RT = (x - &mx) * (lagged_x - &mx) / (&cx - T);

output;

end;

run;

proc means data=want sum;

OUTPUT OUT=want3;

var RT;

class T;

run;

data want4;

set want3;

where _STAT_="MEAN" and T > 0;

keep T RT;

run;

gives me what I want, but it took 6 minutes to compute, and thats only for 20,000 observations, which is not large enough I need at least 2 million.

Re: working with large data sets

Astounding — Mon, 30 Apr 2012 18:35:54 GMT

It will take a while no matter how you do it. Remember how 200 observations morphed into 19,900? You are getting similar expansion for the 20,000 records. The LOG indicates how many observations are being read in by PROC MEANS. As the number of observations increases, PROC MEANS will eventually fail because there will be too many values of T.

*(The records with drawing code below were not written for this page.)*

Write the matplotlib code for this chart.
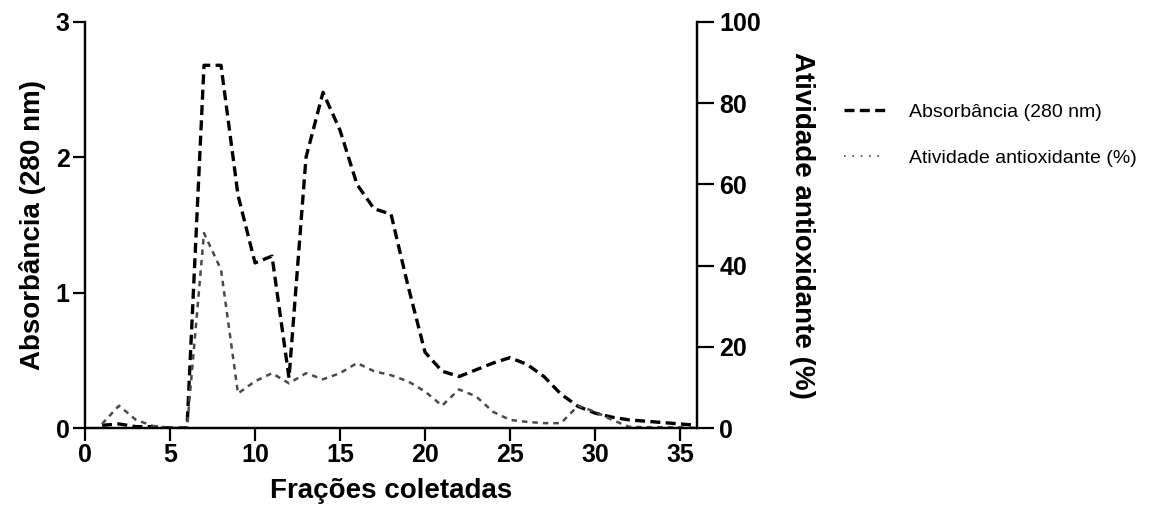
import numpy as np
import matplotlib
matplotlib.use('Agg')
import matplotlib.pyplot as plt

fracoes = list(range(1, 37))
absorbancia = [0.02, 0.03, 0.01, 0.01, 0.0, 0.0, 2.68, 2.68, 1.72, 1.22,
               1.27, 0.37, 2.0, 2.48, 2.2, 1.8, 1.62, 1.58, 1.05, 0.56,
               0.42, 0.38, 0.43, 0.48, 0.52, 0.47, 0.38, 0.25, 0.16, 0.11,
               0.08, 0.06, 0.05, 0.04, 0.03, 0.02]
atividade = [1.0, 5.5, 2.0, 0.5, 0.0, 0.0, 48.0, 39.0, 8.5, 11.5,
             13.5, 11.0, 13.5, 12.0, 13.5, 16.0, 14.0, 13.0, 11.5, 9.0,
             5.5, 9.5, 7.8, 4.0, 2.0, 1.5, 1.2, 1.2, 5.5, 4.0,
             2.0, 0.3, 0.2, 0.2, 0.2, 0.0]

x_ticks = [0, 5, 10, 15, 20, 25, 30, 35]
y_left_ticks = [0, 1, 2, 3]
y_right_ticks = [0, 20, 40, 60, 80, 100]

plt.rcParams['font.family'] = ['Liberation Sans', 'DejaVu Sans']

fig = plt.figure(figsize=(11.66, 5.21), dpi=100)
ax = fig.add_axes([0.0729, 0.1785, 0.5249, 0.7793])
ax2 = ax.twinx()

ax.plot(fracoes, absorbancia, color='black', lw=2.4,
        linestyle=(0, (3.0, 1.6)), zorder=3)
ax2.plot(fracoes, atividade, color='#4a4a4a', lw=1.8,
         linestyle=(0, (2.2, 2.0)), zorder=2)

ax.set_xlim(0, 36)
ax.set_ylim(0, 3)
ax2.set_ylim(0, 100)
ax.set_xticks(x_ticks)
ax.set_yticks(y_left_ticks)
ax2.set_yticks(y_right_ticks)

for a in (ax, ax2):
    a.spines['top'].set_visible(False)
    for s in a.spines.values():
        s.set_linewidth(1.6)
    a.tick_params(length=9, width=1.6, labelsize=18, pad=2, direction='out')
    for lbl in a.get_xticklabels() + a.get_yticklabels():
        lbl.set_fontweight('bold')
ax2.tick_params(axis='y', length=12, pad=4)

ax.set_xlabel('Frações coletadas', fontsize=20, fontweight='bold', labelpad=8)
ax.set_ylabel('Absorbância (280 nm)', fontsize=20, fontweight='bold', labelpad=7)
ax2.set_ylabel('Atividade antioxidante (%)', fontsize=20, fontweight='bold',
               rotation=-90, labelpad=39)

h1 = plt.Line2D([], [], color='black', lw=2.4, linestyle=(0, (3.0, 1.6)))
h2 = plt.Line2D([], [], color='#4a4a4a', lw=1.2, linestyle=(0, (1, 4)))
fig.legend([h1, h2], ['Absorbância (280 nm)', 'Atividade antioxidante (%)'],
           loc='upper left', bbox_to_anchor=(0.709, 0.835), frameon=False,
           prop={'size': 14}, handlelength=2.1, handletextpad=1.25,
           labelspacing=1.45)

fig.savefig('out.png', dpi=100)
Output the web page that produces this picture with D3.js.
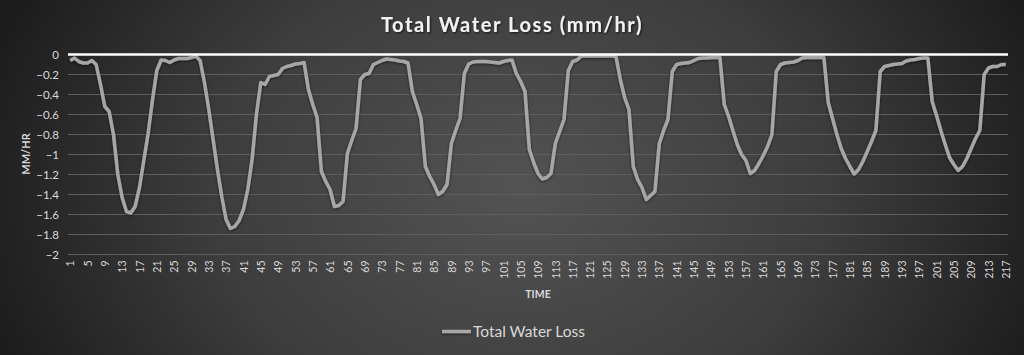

Note that you should modify your final PROC MEANS to eliminate the need for a subsequent DATA step:

proc means data=want NWAY;

var RT;

class T;

output out=want3 (keep=T RT) sum=;

run;

But that is not the time-consuming part. The number of calculations increases roughly proportional to the square of the number of observations. Like I said, you will end up in the trillions by the time you are done. I don't know if sorting that many observations would be possible ... if so, it would allow PROC MEANS to switch from a CLASS to a BY statement, which would allow PROC MEANS to run. How long it would take is anybody's guess. But sorting the trillions of records would certainly take longer than running PROC MEANS.

Re: working with large data sets

Astounding — Mon, 30 Apr 2012 18:52:52 GMT

This program ran without error for me:

data _null_;

array t {5000000};

x=1;

run;

It took about 2 minutes, but it ran. That gives you an alternative way to sum up the pieces from the view named WANT:

data final;

array t_totals {4999999};

set want end=done;

t_totals{t} + rt;

if done then do T=1 to 4999999;

RT = t_totals{T};

output;

end;

keep T RT;

run;

This will still crank for a while since it has to process trillions of records. But if the top DATA step works, the bottom one will work as well.

Good luck!

Re: working with large data sets

Astounding — Mon, 30 Apr 2012 19:13:44 GMT

OK, final afterthought.

It should be possible to combine all the processing into a single DATA step (if the array will fit in memory). Defining a temporary array will speed things up:

data want;

array t_totals {4999999} _temporary_;

set have (keep=x) end=done;

if _n_ > 1 then do i = 1 to _n_ - 1;

set have (keep=x rename=(x = lagged_x)) point=i;

T = _n_ - i;

t_totals{T} + (x - &mx) * (lagged_x - &mx) / (&cx - T);

end;

if done;

do T = 1 to 4999999;

RT = t_totals{T};

output;

end;

keep T RT;

run;

OK, I'm pretty sure I'm done here and can't speed it up beyond that.